As is, the Electoral College needs some work. It doesn't make much sense for Candidate A to get all a states' electoral votes just because he wins 51% of the popular vote. The Colorado plan makes some progress towards a more accurate reflection of the choice for president made by the citizens of Colorado. If more, or even all the states were to adopt a similar model (distribution of its electoral votes is the prerogative of a state), the United States would move closer to fulfilling the promise of its democracy.
But wait! We're not a democracy and never have been, at least according to Mike Rosen in The Rocky Mountain News. He argues that we are a republic, a system of checks and balances designed to avoid the tyranny of the majority that accompanies "an unrestrained democracy."
But Mike, doesn't Colorado's (and for that matter, all states except for Maine and Nebraska) current system of granting all its electoral votes to the majority winner of the popular vote constitute a tyranny of the majority at the state level?
Americans are informed more by democracy than some stuffy I-know-better-than-you republican elitism. I'll take the word of a well-informed populace over patrician snobbishness any day of the week.
Monday, June 14, 2004
As reported by Yancey Roy in Rochester's Democrat and Chronicle, New York companies are giving way more to candidates than the law allows, sometimes up to four times over the legal limit. The Board of Elections' response? It writes the companies a letter advising them to seek their contribution back.
Of course, that doesn't happen until the election's in the can, and a company's candidate has been sworn in in Albany.

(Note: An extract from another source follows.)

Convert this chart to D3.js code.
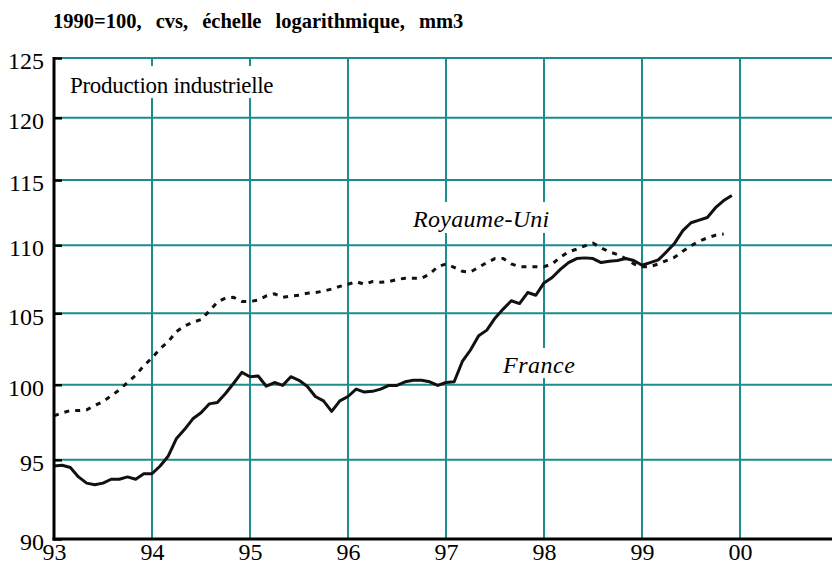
<!DOCTYPE html>
<html>
<head>
<meta charset="utf-8">
<script src="https://cdn.jsdelivr.net/npm/d3@7"></script>
<style>
  html, body { margin: 0; padding: 0; background: #fff; }
  svg { display: block; }
</style>
</head>
<body>
<svg id="chart" width="832" height="565"></svg>
<script>
// ---- Data (monthly, index 1990 = 100, seasonally adjusted, 3-month moving average) ----
const startYear = 1993;
const franceValues = [
  94.6, 94.65, 94.5, 93.9, 93.5, 93.4, 93.5, 93.75, 93.75, 93.9, 93.75, 94.1,
  94.1, 94.6, 95.25, 96.4, 97.0, 97.7, 98.1, 98.7, 98.8, 99.4, 100.1, 100.85,
  100.55, 100.6, 99.9, 100.15, 99.95, 100.55, 100.3, 99.9, 99.2, 98.9, 98.2, 98.9,
  99.2, 99.7, 99.5, 99.55, 99.7, 99.95, 99.95, 100.2, 100.3, 100.3, 100.2, 99.95,
  100.15, 100.2, 101.6, 102.4, 103.4, 103.8, 104.65, 105.3, 105.9, 105.7, 106.5, 106.3,
  107.2, 107.6, 108.2, 108.7, 109.0, 109.05, 109.0, 108.7, 108.8, 108.85, 109.0, 108.85,
  108.5, 108.7, 108.9, 109.5, 110.15, 111.1, 111.7, 111.9, 112.1, 112.85, 113.4, 113.8
];
const ukValues = [
  97.9, 98.1, 98.25, 98.25, 98.3, 98.6, 98.85, 99.25, 99.65, 100.15, 100.65, 101.3,
  101.85, 102.5, 103.0, 103.7, 104.1, 104.35, 104.55, 105.15, 105.8, 106.1, 106.15, 105.85,
  105.85, 105.95, 106.25, 106.4, 106.15, 106.25, 106.3, 106.45, 106.5, 106.6, 106.75, 106.95,
  107.1, 107.3, 107.1, 107.3, 107.25, 107.3, 107.45, 107.55, 107.55, 107.55, 107.85, 108.4,
  108.6, 108.35, 108.05, 108.0, 108.35, 108.7, 109.0, 109.0, 108.6, 108.4, 108.4, 108.4,
  108.4, 108.6, 109.1, 109.5, 109.7, 109.95, 110.15, 109.8, 109.5, 109.3, 109.0, 108.6,
  108.4, 108.4, 108.6, 108.85, 109.1, 109.55, 109.95, 110.3, 110.55, 110.75, 110.85
];
const yTickValues = [90, 95, 100, 105, 110, 115, 120, 125];
const xTickYears = [1993, 1994, 1995, 1996, 1997, 1998, 1999, 2000];
const xTickLabels = ["93", "94", "95", "96", "97", "98", "99", "00"];
const titleText = "1990=100, cvs, échelle logarithmique, mm3";
const panelTitle = "Production industrielle";
const seriesLabels = ["Royaume-Uni", "France"];

// ---- Layout ----
const svg = d3.select("#chart");
const plotLeft = 54, plotTop = 58, plotBottom = 539;
const gridColor = "#1f8c8c";
const serif = "Liberation Serif";

const x = d3.scaleLinear().domain([1993, 2001]).range([plotLeft, 838]);
const y = d3.scaleLog().domain([90, 125]).range([plotBottom, plotTop]);

svg.append("rect").attr("width", 832).attr("height", 565).attr("fill", "#fff");

// Title
svg.append("text")
  .attr("x", 53).attr("y", 28)
  .attr("font-family", serif)
  .attr("font-size", 20.5).attr("font-weight", "bold")
  .attr("word-spacing", 9)
  .attr("fill", "#000")
  .text(titleText);

// Grid
const grid = svg.append("g");
grid.selectAll("line.h")
  .data(yTickValues.filter(v => v !== 90))
  .join("line")
  .attr("x1", plotLeft).attr("x2", 832)
  .attr("y1", d => y(d)).attr("y2", d => y(d))
  .attr("stroke", gridColor).attr("stroke-width", 2);
grid.selectAll("line.v")
  .data(xTickYears.filter(v => v !== 1993))
  .join("line")
  .attr("x1", d => x(d)).attr("x2", d => x(d))
  .attr("y1", plotTop).attr("y2", plotBottom)
  .attr("stroke", gridColor).attr("stroke-width", 2);

// Label boxes (interrupt grid)
function labelBox(x0, y0, w, h) {
  svg.append("rect").attr("x", x0).attr("y", y0).attr("width", w).attr("height", h).attr("fill", "#fff");
}
labelBox(64, 66, 222, 32);
labelBox(408, 202, 150, 31);
labelBox(499, 348, 80, 30);

svg.append("text").attr("x", 70).attr("y", 93).attr("font-size", 23)
  .attr("font-family", serif).attr("fill", "#000")
  .attr("letter-spacing", -0.3).text(panelTitle);
svg.append("text").attr("x", 413).attr("y", 227).attr("font-size", 24)
  .attr("font-family", serif).attr("fill", "#000")
  .attr("font-style", "italic").attr("letter-spacing", 0.3).text(seriesLabels[0]);
svg.append("text").attr("x", 503).attr("y", 373).attr("font-size", 24)
  .attr("font-family", serif).attr("fill", "#000")
  .attr("font-style", "italic").attr("letter-spacing", 0.5).text(seriesLabels[1]);

// Lines
const line = d3.line()
  .x((d, i) => x(startYear + i / 12))
  .y(d => y(d));

svg.append("path").datum(ukValues)
  .attr("d", line).attr("fill", "none")
  .attr("stroke", "#111").attr("stroke-width", 3)
  .attr("stroke-dasharray", "5,6");

svg.append("path").datum(franceValues)
  .attr("d", line).attr("fill", "none")
  .attr("stroke", "#111").attr("stroke-width", 3)
  .attr("stroke-linejoin", "round");

// Axes
const yAxis = d3.axisLeft(y).tickValues(yTickValues).tickSize(-8).tickFormat(d3.format("d")).tickPadding(18);
const gy = svg.append("g").attr("transform", `translate(${plotLeft},0)`).call(yAxis);
gy.attr("font-family", serif).attr("font-size", 24);
gy.select(".domain").attr("stroke", "#000").attr("stroke-width", 3).attr("d", `M0,${plotTop - 1}V${plotBottom + 1.5}`);
gy.selectAll(".tick line").attr("stroke", "#000").attr("stroke-width", 2.5);
gy.selectAll(".tick text")
  .attr("font-family", serif)
  .attr("x", -10).attr("dy", "0.45em").attr("fill", "#000");

const xAxis = d3.axisBottom(x).tickValues(xTickYears).tickSize(0)
  .tickFormat((d, i) => xTickLabels[i]);
const gx = svg.append("g").attr("transform", `translate(0,${plotBottom})`).call(xAxis);
gx.attr("font-family", serif).attr("font-size", 24);
gx.select(".domain").attr("stroke", "#000").attr("stroke-width", 3).attr("d", `M${plotLeft - 1.5},0H832`);
gx.selectAll(".tick text")
  .attr("font-family", serif)
  .attr("y", 21).attr("dy", 0).attr("fill", "#000");
</script>
</body>
</html>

Elections make (or don't make) the democracy. Each citizen of these United States has an equal share in deciding the laws by which we all shall be governed. Until the state legislature and Board of Elections in New York get serious about enforcing the law and limit the influence of companies' powerful concentrations of wealth in their democratic processes, New Yorkers will have to make do with less than that which is theirs by rights - the freedom to choose their leaders.